The high-frequency-peaked BL Lacertae object 1ES 0229+200 is a relatively distant (z = 0.1396), hard-spectrum (Gamma ~ 2.5), very-high-energy-emitting (E > 100 GeV) gamma-ray blazar. Very-high-energy measurements of this active galactic nucleus have been used to place constraints on the intensity of the extragalactic background light and the intergalactic magnetic field. A multi-wavelength study of this object centered around very-high-energy observations by VERITAS is presented. This study obtained, over a period of three years, an 11.7 standard deviation detection and an average integral flux F(E>300 GeV) = (23.3 +- 2.8_stat +- 5.8_sys) x 10^-9 photons m^-2 s^-1, or 1.7% of the Crab Nebula's flux (assuming the Crab Nebula spectrum measured by H.E.S.S). Supporting observations from Swift and RXTE are analyzed. The Swift observations are combined with previously published Fermi observations and the very-high-energy measurements to produce an overall spectral energy distribution which is then modeled assuming one-zone synchrotron-self-Compton emission.

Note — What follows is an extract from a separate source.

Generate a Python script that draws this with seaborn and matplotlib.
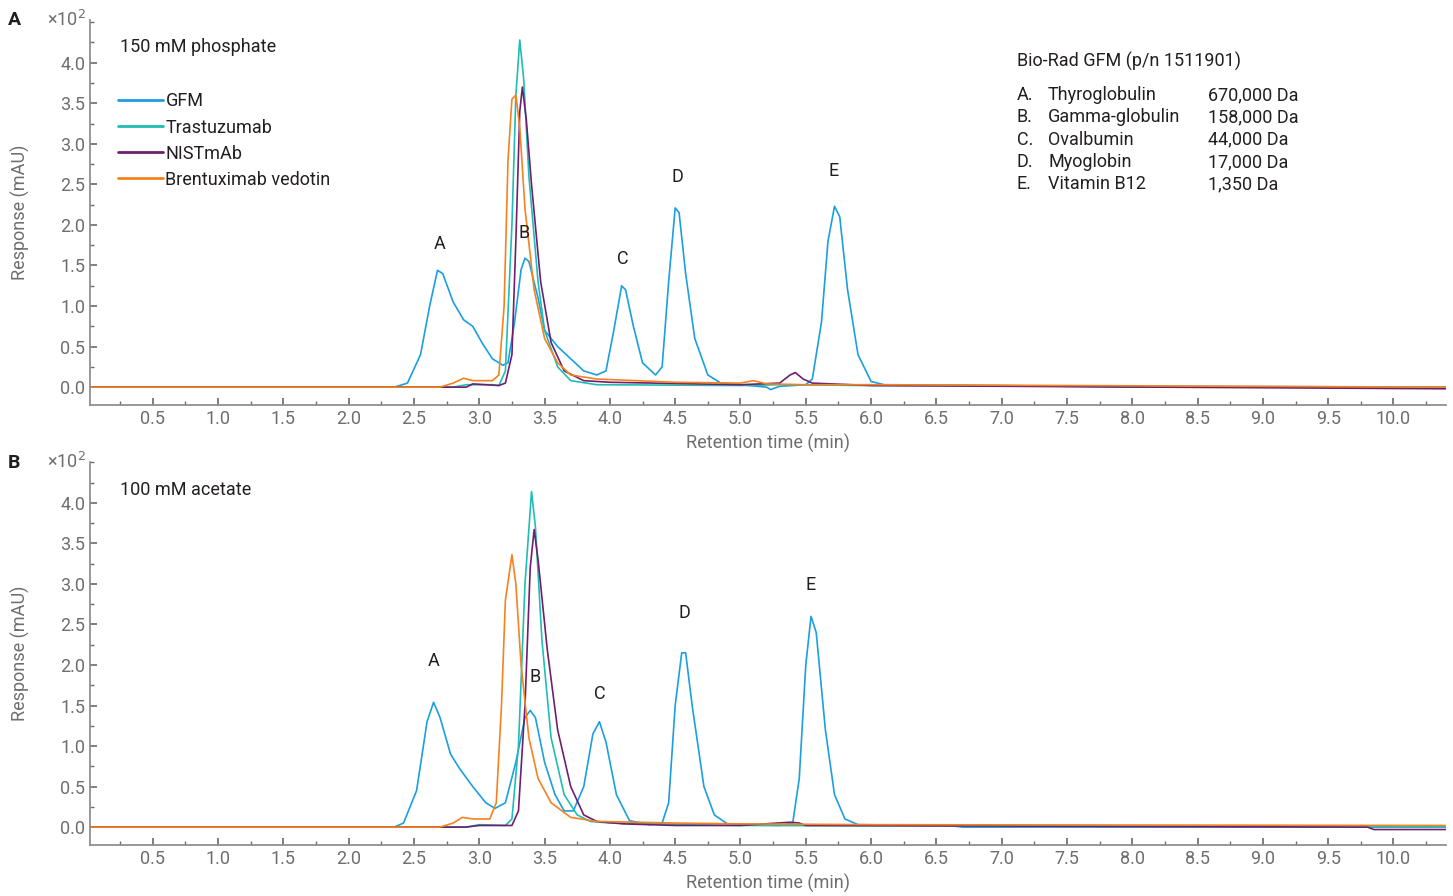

The chi^2 probability of the TeV flux being constant is 1.6%. This, when considered in combination with measured variability in the X-ray band, and the demonstrated variability of many TeV blazars, suggests that the use of blazars such as 1ES 0229+200 for intergalactic magnetic field studies may not be straightforward and challenges models that attribute hard TeV spectra to secondary gamma-ray production along the line of sight.